• Problem: Reproduce word for word the lines from the beginning of the entries to the line with "plt.rcParams['font.family'] = ['Liberation", both included, but none of the pictures.

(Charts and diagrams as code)
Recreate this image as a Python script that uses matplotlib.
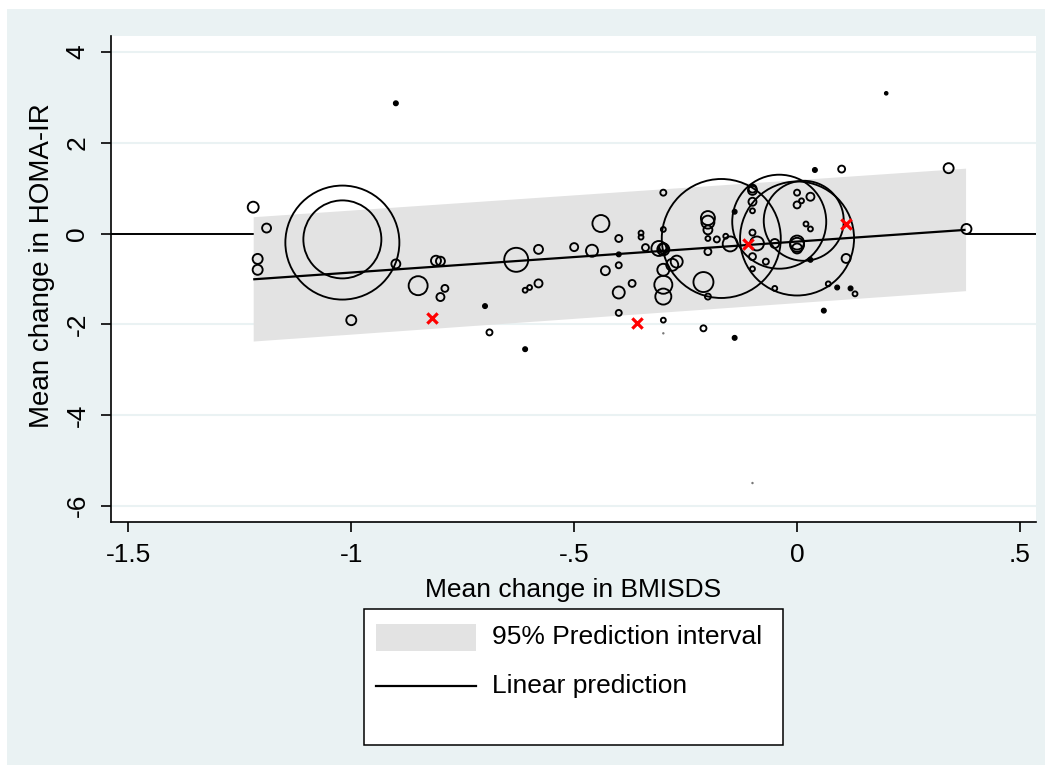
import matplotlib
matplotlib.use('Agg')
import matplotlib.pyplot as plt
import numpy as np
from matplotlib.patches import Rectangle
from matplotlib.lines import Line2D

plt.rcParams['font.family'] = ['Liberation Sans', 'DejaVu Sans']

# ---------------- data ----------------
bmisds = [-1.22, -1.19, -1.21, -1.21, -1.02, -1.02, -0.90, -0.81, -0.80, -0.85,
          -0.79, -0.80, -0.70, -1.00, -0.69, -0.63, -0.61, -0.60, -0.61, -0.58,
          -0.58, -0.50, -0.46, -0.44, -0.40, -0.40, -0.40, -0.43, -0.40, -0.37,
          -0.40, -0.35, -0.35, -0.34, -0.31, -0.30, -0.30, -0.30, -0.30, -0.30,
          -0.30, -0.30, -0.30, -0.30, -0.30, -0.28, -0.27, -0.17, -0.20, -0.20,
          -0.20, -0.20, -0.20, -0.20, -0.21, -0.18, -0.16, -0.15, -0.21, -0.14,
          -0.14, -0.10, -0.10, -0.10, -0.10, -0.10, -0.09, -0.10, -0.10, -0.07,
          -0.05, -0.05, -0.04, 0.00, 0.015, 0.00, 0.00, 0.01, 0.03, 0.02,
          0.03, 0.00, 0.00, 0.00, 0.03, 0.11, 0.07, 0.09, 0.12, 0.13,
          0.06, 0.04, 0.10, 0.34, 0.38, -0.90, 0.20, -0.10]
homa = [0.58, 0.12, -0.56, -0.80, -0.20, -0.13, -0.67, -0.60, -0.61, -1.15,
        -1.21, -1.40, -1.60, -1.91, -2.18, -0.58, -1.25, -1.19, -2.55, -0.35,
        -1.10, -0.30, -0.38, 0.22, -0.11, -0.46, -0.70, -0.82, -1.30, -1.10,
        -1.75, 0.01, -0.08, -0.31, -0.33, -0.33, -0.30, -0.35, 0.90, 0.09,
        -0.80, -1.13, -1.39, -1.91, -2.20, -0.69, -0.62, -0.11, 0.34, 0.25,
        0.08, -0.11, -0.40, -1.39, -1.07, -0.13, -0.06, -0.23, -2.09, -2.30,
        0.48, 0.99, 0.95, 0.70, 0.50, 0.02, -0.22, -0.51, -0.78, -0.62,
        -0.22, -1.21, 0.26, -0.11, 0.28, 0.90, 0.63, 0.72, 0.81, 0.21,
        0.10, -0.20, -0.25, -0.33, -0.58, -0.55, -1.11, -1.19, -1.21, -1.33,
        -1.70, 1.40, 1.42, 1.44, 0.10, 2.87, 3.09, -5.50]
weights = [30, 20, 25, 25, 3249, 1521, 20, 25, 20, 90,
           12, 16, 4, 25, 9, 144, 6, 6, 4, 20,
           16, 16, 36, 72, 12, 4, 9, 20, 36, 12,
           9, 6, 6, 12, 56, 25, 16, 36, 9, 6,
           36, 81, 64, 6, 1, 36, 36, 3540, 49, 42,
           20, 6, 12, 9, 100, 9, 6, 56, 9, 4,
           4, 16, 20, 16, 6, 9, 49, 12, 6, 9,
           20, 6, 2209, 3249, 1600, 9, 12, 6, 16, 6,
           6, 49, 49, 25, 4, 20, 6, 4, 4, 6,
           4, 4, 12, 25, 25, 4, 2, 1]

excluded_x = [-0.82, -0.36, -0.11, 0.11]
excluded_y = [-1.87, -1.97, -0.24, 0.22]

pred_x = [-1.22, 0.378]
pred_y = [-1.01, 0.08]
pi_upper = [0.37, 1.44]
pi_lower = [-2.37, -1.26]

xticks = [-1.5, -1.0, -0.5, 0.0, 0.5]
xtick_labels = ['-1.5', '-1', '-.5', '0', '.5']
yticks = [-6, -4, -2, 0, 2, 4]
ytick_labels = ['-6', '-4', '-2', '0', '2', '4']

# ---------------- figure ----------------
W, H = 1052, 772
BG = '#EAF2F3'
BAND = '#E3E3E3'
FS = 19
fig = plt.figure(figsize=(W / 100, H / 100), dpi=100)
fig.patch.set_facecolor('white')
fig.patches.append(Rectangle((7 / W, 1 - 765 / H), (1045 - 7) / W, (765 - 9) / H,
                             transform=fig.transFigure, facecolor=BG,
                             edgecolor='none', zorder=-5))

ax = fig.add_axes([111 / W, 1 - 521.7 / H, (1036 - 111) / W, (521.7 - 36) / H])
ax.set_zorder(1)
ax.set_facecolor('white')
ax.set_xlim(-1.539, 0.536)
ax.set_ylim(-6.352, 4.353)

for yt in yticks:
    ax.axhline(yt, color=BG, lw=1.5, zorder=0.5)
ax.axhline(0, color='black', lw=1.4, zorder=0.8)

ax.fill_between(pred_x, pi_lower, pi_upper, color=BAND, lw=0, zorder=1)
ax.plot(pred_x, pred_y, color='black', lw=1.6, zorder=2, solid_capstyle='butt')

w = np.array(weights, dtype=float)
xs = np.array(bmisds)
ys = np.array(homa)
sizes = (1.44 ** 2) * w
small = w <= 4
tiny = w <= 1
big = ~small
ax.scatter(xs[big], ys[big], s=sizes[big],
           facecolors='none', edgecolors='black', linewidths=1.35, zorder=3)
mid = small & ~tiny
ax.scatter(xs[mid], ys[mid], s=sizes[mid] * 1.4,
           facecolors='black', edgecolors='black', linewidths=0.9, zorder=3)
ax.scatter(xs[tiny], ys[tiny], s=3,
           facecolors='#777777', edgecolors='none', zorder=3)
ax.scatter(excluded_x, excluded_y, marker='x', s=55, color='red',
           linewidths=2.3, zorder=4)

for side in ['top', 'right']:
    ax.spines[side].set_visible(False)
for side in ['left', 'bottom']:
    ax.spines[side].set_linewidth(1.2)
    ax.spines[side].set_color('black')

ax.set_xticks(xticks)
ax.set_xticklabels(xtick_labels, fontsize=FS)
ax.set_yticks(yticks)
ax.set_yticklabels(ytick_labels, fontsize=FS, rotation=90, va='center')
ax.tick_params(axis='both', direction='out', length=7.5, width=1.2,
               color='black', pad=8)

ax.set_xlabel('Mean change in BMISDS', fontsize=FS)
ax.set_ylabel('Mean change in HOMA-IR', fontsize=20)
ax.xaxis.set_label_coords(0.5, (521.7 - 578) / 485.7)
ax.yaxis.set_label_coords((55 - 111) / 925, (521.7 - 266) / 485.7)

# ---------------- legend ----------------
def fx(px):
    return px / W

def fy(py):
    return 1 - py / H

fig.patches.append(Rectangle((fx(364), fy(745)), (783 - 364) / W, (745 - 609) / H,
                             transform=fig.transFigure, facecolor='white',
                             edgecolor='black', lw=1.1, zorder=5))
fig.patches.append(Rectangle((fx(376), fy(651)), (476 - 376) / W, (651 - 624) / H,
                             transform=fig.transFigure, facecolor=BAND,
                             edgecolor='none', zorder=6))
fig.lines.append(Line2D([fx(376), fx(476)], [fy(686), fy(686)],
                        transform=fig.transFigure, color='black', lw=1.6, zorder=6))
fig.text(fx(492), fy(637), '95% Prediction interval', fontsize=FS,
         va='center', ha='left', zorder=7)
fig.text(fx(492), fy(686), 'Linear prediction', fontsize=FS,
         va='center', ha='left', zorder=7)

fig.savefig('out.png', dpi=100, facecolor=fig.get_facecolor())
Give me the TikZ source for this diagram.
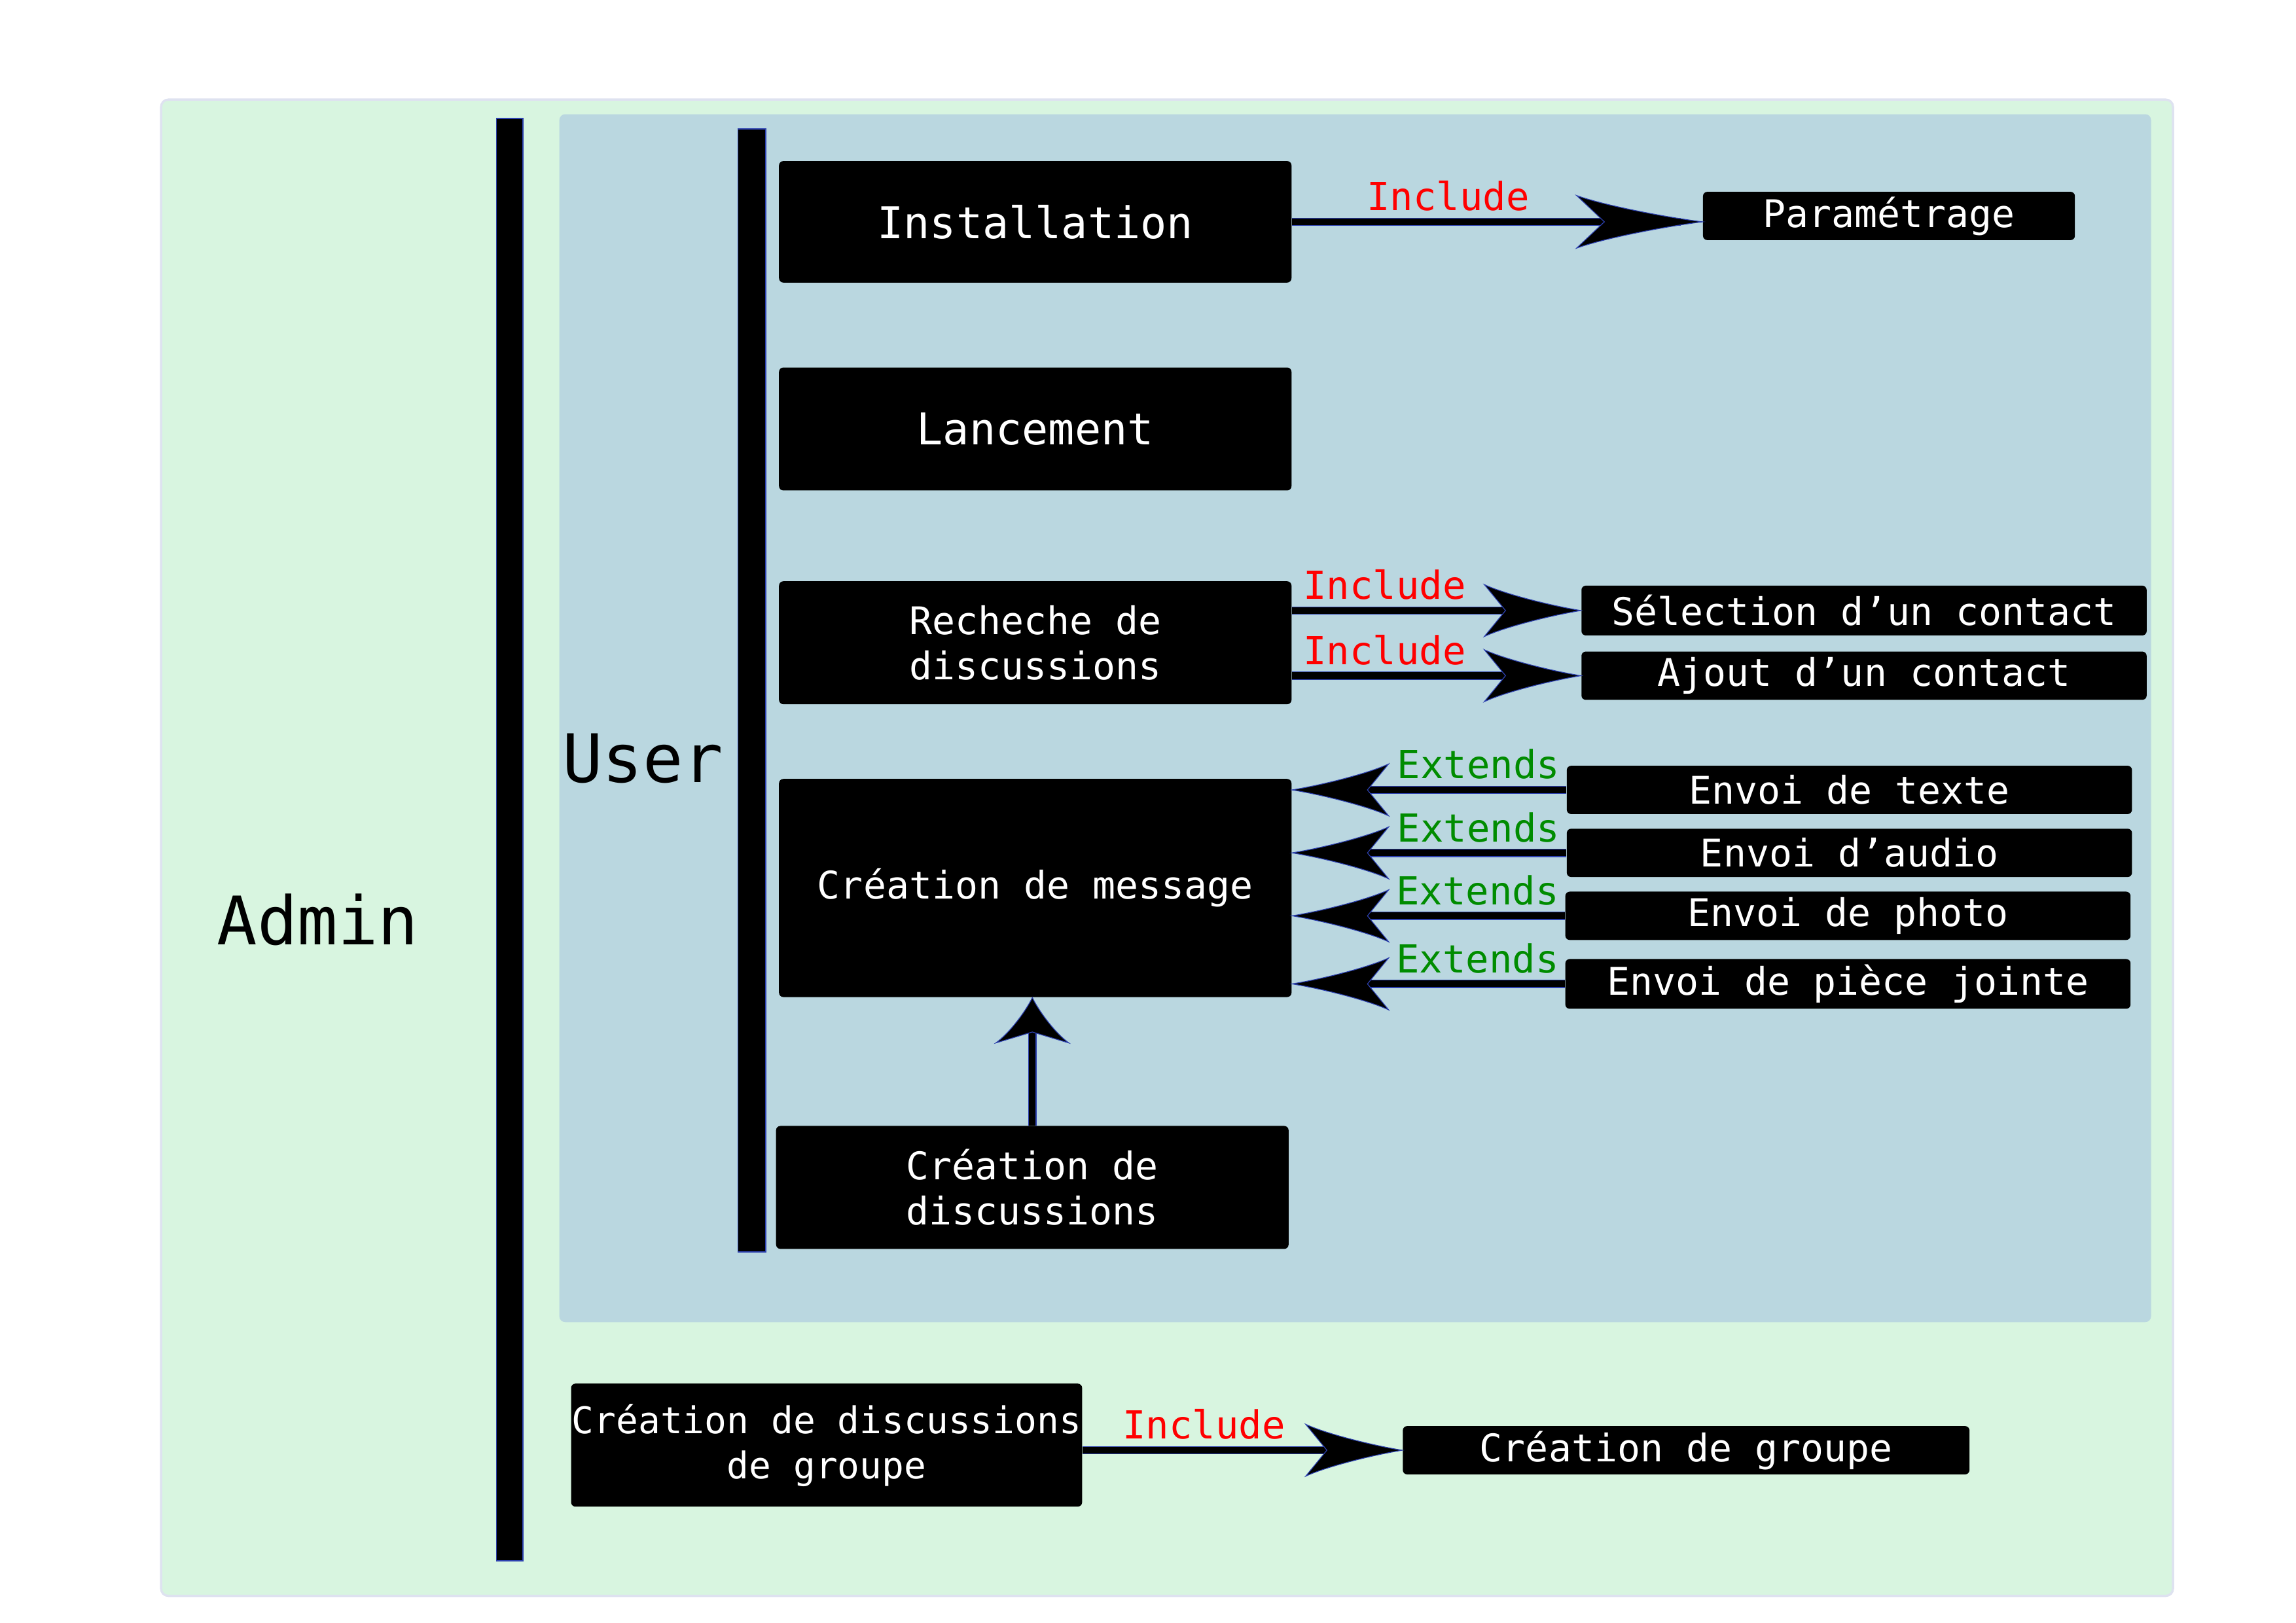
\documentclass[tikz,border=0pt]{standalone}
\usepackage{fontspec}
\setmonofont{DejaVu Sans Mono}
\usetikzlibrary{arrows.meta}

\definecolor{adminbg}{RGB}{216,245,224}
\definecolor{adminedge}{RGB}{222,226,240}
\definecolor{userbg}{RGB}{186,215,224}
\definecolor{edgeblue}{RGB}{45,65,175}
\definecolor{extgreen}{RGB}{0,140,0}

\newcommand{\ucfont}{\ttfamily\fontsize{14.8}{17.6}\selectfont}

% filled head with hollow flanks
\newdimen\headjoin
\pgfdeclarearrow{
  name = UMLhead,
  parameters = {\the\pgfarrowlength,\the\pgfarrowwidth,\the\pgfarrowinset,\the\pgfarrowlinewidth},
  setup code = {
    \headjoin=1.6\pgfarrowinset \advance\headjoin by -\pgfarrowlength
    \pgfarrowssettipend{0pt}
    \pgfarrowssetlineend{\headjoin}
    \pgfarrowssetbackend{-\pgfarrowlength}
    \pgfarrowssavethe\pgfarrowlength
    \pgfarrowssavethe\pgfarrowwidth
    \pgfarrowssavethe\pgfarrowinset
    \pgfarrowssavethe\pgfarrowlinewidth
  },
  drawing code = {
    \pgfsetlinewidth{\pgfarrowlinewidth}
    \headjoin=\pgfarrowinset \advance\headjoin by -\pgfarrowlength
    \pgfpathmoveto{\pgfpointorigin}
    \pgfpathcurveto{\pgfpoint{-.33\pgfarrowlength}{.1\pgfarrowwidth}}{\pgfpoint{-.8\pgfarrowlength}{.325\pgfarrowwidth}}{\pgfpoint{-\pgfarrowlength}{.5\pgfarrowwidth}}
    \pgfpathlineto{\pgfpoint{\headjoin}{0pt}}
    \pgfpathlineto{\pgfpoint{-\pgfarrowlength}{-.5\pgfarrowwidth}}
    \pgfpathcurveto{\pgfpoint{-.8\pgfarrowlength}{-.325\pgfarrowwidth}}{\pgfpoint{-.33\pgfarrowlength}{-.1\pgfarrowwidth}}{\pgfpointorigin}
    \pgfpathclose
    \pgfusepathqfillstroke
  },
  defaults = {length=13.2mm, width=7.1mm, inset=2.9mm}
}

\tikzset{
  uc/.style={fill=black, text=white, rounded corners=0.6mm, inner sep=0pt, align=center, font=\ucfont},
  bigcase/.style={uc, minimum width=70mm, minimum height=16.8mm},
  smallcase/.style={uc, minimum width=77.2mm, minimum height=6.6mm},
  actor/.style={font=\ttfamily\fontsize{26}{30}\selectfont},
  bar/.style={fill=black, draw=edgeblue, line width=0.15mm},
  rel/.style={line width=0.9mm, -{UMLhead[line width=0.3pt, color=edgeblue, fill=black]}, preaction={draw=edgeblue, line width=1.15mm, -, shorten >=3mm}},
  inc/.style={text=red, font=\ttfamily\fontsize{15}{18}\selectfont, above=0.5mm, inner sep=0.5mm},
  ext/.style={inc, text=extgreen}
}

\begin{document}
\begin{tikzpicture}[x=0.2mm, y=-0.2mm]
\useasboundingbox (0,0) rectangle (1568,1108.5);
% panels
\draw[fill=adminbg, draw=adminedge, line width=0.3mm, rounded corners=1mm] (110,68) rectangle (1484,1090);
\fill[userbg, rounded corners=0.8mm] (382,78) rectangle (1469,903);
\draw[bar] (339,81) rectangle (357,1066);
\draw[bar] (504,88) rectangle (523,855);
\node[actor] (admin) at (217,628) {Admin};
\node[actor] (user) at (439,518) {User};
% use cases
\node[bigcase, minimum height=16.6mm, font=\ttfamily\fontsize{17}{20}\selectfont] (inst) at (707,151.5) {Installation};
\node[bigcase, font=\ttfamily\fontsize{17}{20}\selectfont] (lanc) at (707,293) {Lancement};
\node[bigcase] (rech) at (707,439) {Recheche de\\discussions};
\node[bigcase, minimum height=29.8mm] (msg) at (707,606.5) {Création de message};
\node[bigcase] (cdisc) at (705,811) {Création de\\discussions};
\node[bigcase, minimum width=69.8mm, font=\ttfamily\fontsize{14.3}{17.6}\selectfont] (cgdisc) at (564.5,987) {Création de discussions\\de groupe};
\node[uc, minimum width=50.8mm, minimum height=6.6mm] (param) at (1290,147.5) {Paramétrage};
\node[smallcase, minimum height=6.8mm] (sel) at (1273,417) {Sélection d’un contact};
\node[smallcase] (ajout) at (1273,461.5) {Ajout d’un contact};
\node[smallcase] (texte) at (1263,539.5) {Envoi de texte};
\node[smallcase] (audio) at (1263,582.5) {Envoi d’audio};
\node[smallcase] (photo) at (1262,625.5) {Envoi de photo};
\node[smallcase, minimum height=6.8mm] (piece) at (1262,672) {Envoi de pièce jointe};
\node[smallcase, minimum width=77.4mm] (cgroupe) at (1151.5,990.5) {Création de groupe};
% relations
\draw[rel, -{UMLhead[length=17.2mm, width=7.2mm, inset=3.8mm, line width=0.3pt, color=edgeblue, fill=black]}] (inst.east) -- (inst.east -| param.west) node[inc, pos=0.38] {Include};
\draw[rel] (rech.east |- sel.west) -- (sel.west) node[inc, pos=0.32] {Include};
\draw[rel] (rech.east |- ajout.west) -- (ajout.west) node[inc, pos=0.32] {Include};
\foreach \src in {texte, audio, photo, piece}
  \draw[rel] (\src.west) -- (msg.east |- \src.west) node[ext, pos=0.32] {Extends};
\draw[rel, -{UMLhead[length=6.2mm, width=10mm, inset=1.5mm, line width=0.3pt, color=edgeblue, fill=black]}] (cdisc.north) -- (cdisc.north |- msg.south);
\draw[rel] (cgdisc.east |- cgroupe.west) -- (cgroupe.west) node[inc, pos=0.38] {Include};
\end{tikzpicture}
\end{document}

• Written response:
Recreate this image as a Python script that uses matplotlib.
import matplotlib
matplotlib.use('Agg')
import matplotlib.pyplot as plt
import numpy as np
from matplotlib.patches import Rectangle
from matplotlib.lines import Line2D

plt.rcParams['font.family'] = ['Liberation Sans', 'DejaVu Sans']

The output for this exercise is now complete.